В рай восходит он из ада подземного, под знаком Трех, а под знаком Двух, опять нисходит из рая в ад земной.

Но прежде чем судить Данте за манихейскую двойственность, надо вспомнить, как изначальна воля к раздвоению в существе человеческом. Самый корень зла – «первородный грех» – есть не что иное, как отпадение человека от единства с Богом – бунт сына против Отца. Кто сказал людям некогда и всегда говорит: «Будете, как боги», – тот утверждает двух богов, Человека и Бога, как два несоединимых, равно бесконечных и противоположных начала. Это и значит: первый «Манихей» – диавол.

«К (двум) разным целям – (человеческой и Божеской) – ведут два различных пути», – две рядом идущие и несоединенные параллельные линии, – учит Данте[5].

Он (Распятый) – есть мир наш, соделавший из двух одно и разрушивший стоявшую между ними преграду —

учит Павел (Еф. 2, 14—16).

Только в сердце Распятого, в сердце Креста, скрещиваются две линии – горизонтальная, земная, и вертикальная, небесная, – два пути, человеческий и Божеский: такова божественная геометрия Крестного Знаменья; а два разных пути, – две параллельных, не-скрещивающихся линии, – геометрия диавольская.
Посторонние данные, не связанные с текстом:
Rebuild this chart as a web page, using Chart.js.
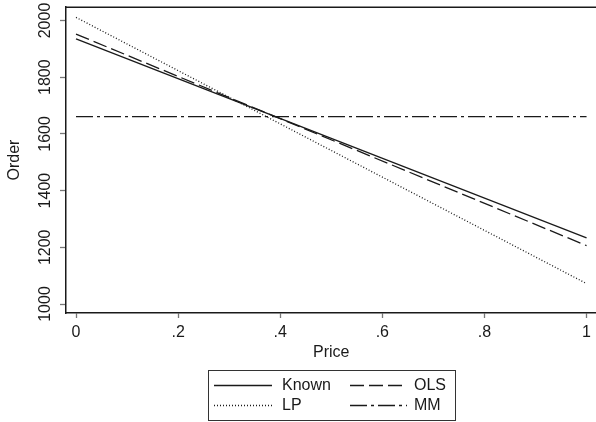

Если Распятый «есть мир наш, делающий из Двух Одно», то диавол есть раздор наш, делающий из Одного Двух. Как бы дурной проводник, стекло между двумя противоположными электрическими полюсами – «преграда» для соединяющей Бога и Человека, Отца и Сына, молнии Трех, – вот что такое диавол. Параллели вместо креста – Два вместо Трех – есть вечное оружие диавола, в борьбе его из-за человека с Богом.

Если «Божественная комедия», так же, как «Новая жизнь», – есть книга Трех, то «Монархия», так же, как «Пир», есть книга Двух.

Двум параллельным линиям, двум несоединимым путям в метафизике Данте, – Вере и Знанию, – соответствуют два таких же несоединимых пути в его политике, – Церковь и Государство.

Кажется, «Монархия» написана им во время итальянского похода Генриха VII, между 1310 и 1312 годами; но книга эта выражает мысль всей жизни Данте[6]. В ней дан ответ на буллу папы Бонифация VIII, Unam Sanctam[7]; «Римский Первосвященник, наместник Того, Кому Бог даровал всякую власть на земле и на небе, господствует над всеми царями и царствами»[8]. – «Это будет сделано», – говорит папа. «Нет, не будет», – отвечает Данте, в конце жизни, в изгнании, так же, как в середине жизни, в отечестве. Тот же голос, что подал он тогда против папы, в Совете Флорентийских граждан, подаст он против всей Римской Церкви, в будущем совете веков и народов: «Ничего не делать, nihil fiat».